2020 Pediatric Research Forum Poster Session
 

Document Type

Poster

Publication Date

9-17-2020

Abstract

Category: Case Report

We present a case of an unusual form of the ductus arteriosus termed “window ductus,” and highlight the importance of early recognition echocardiogram. The patient presented as a 22 week fetus due to advanced maternal age, maternal cardiomyopathy, and an abnormal 4-chamber view on the fetal anatomy ultrasound. Fetal images were consistent with polyvalvular disease with redundancy of the mitral, tricuspid and aortic valves. There was an extremely abnormal pulmonic valve that was thickened, stenotic, and regurgitant due to relative immobility of the cusps, creating a narrow, tunnel-like orifice and post-stenotic dilated main pulmonary artery. The right ventricle was hypertrophic and stiff with decreased systolic function; the left ventricle appeared normal. There was concern for a ductal-dependent lesion given the narrow diameter of the effective pulmonary valve orifice. The ductal arch was not well-identified antenatally, but assumed to be patent due to a normal Doppler flow.

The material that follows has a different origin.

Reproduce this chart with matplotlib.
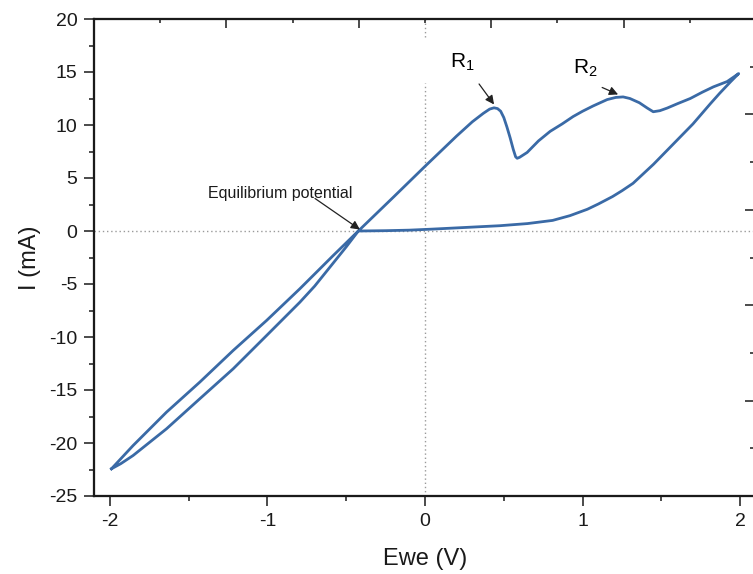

The infant was born at 35 weeks due to maternal pre-eclampsia, and significantly cyanotic. Postnatal echo confirmed the aforementioned findings, with the additional finding of a direct communication between the descending aorta and left pulmonary artery. The communication had the appearance an aortopulmonary (AP) window, although in the wrong location, making this connection embryologically different than the usual AP window (neural crest abnormality) or PDA (abnormality of the sixth aortic arch). Prostaglandin therapy was initiated, although its efficacy was uncertain. The patient was urgently transferred to a tertiary center offering surgical repair. At surgery, the lesion was identified as a window ductus, was separated and patched.

This case highlights the importance of appropriate antenatal diagnosis of the fetal ductal arch, particularly in light of a ductal-dependent lesion.